INSTRUCTION:
Set down the data below from its first line to the line holding "import plotly.graph_objects as go", inclusive; omit all pictures.

-- Begin --

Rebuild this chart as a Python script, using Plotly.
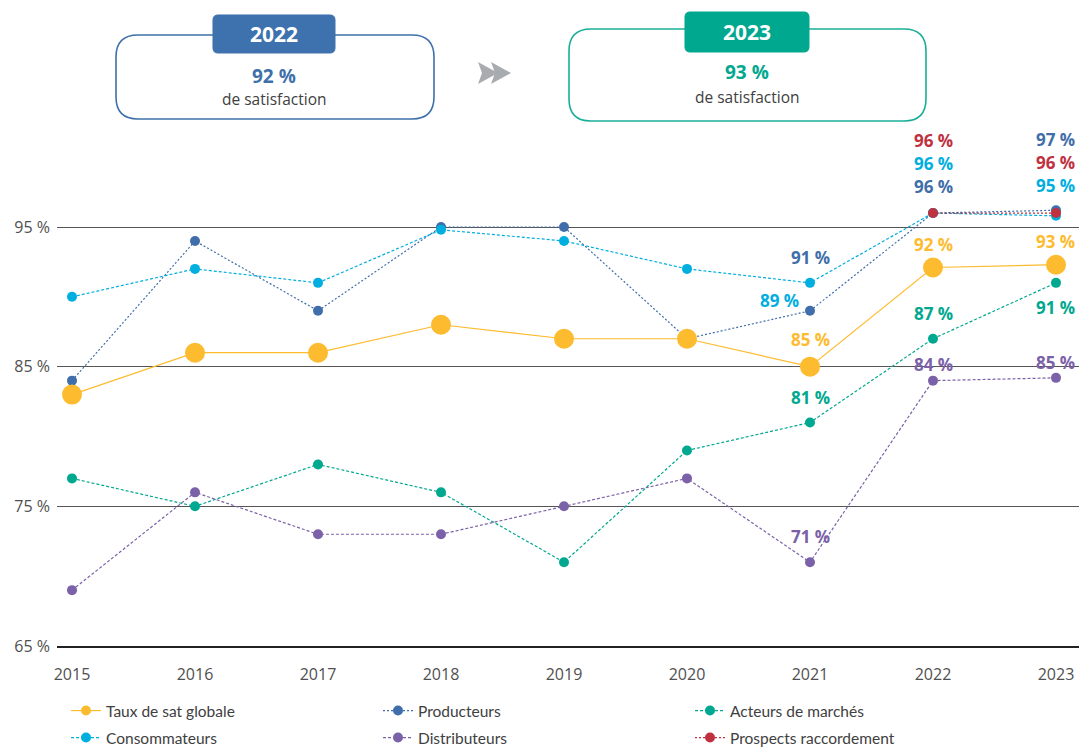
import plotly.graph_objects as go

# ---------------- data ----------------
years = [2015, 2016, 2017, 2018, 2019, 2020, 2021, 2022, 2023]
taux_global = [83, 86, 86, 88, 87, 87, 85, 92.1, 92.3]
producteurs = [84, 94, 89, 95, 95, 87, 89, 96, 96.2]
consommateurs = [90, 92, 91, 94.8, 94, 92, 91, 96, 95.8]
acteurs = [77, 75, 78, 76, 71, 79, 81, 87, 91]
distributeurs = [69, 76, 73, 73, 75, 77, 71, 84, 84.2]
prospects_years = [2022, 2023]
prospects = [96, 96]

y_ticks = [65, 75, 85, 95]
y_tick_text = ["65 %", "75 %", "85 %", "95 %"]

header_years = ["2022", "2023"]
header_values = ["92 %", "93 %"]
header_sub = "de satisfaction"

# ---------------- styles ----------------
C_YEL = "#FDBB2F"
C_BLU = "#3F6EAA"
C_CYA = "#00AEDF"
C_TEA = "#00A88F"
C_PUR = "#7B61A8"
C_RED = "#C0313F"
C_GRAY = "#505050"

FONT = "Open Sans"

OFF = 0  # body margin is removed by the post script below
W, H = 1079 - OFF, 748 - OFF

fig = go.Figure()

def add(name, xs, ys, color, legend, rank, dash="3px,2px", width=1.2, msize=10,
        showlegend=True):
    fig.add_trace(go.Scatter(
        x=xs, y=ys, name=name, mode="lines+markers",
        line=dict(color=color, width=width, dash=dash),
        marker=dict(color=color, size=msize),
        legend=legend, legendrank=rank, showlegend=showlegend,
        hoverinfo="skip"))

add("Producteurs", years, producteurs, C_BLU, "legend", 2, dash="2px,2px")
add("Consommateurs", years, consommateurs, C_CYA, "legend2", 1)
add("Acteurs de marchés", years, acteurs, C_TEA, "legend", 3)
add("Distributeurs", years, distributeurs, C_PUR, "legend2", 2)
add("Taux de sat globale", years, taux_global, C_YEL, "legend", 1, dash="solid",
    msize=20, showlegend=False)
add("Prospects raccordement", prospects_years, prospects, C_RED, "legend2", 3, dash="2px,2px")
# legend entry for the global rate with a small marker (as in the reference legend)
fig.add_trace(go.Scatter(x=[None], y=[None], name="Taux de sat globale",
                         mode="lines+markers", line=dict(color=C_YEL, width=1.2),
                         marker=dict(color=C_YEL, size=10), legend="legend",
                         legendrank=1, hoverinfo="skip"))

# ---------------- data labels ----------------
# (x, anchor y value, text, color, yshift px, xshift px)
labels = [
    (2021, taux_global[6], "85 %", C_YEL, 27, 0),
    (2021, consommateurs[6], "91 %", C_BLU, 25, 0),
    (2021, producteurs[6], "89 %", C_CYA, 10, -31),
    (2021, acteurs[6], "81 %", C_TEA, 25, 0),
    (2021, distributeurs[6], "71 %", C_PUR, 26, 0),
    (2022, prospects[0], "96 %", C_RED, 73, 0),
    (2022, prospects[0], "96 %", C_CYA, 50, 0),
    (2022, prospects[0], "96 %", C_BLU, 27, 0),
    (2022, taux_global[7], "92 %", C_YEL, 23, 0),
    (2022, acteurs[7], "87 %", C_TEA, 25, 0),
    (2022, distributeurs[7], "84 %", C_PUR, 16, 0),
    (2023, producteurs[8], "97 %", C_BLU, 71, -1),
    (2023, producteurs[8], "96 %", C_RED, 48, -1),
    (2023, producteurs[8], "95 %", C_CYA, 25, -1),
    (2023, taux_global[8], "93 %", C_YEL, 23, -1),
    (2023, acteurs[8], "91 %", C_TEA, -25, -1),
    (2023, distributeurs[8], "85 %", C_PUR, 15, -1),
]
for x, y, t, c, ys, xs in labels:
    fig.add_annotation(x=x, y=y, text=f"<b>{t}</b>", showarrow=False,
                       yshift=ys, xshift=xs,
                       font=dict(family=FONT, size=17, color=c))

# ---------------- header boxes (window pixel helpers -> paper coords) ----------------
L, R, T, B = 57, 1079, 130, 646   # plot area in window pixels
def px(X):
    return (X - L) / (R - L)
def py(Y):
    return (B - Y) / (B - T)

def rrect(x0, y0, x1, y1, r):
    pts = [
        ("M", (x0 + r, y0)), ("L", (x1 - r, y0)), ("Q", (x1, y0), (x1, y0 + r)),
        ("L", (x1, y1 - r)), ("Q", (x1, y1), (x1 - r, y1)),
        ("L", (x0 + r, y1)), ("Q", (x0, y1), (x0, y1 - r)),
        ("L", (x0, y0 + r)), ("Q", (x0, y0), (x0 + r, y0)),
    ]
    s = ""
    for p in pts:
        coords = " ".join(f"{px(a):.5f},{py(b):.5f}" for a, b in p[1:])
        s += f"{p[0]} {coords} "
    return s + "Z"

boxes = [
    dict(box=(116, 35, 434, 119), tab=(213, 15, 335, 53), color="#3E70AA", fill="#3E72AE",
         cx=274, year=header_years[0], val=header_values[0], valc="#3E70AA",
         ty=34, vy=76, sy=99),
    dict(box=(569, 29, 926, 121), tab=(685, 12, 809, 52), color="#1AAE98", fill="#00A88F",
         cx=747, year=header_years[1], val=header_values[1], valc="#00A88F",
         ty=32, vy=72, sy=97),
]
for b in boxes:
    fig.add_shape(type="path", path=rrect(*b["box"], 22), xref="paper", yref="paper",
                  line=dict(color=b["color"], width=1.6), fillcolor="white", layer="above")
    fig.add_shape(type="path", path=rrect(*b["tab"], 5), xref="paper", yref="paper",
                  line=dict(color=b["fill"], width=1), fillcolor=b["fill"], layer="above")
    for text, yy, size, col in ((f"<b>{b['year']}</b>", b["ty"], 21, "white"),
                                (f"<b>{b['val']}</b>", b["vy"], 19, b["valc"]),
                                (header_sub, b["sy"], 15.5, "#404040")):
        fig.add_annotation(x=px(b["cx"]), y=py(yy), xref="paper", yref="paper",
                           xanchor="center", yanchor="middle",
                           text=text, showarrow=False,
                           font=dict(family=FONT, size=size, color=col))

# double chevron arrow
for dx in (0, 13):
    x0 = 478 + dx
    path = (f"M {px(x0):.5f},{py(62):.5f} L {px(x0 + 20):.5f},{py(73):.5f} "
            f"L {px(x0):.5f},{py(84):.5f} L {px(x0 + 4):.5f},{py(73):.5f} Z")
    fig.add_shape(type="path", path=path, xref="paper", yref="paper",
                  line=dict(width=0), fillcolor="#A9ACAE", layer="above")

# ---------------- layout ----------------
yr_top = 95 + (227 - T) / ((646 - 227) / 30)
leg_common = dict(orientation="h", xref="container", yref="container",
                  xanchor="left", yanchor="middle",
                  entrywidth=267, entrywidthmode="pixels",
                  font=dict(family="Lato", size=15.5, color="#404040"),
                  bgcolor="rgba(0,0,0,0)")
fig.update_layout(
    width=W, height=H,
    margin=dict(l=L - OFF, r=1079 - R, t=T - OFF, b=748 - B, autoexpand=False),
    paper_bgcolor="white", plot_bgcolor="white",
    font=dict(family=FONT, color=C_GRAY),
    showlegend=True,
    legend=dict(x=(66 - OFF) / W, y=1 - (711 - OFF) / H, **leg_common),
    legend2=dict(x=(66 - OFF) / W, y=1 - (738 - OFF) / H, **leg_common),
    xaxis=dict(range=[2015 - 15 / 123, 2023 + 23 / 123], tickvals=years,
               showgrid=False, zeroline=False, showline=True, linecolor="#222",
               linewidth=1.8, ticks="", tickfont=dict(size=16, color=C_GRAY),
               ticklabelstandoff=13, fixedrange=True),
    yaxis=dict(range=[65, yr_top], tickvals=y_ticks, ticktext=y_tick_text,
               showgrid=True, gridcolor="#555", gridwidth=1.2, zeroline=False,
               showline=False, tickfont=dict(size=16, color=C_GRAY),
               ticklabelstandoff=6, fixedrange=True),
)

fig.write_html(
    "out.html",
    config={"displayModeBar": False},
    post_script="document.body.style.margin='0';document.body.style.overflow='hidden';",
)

-- End --

FINISHED EXERCISE:
Rebuild this chart as a Python script, using Plotly.
import plotly.graph_objects as go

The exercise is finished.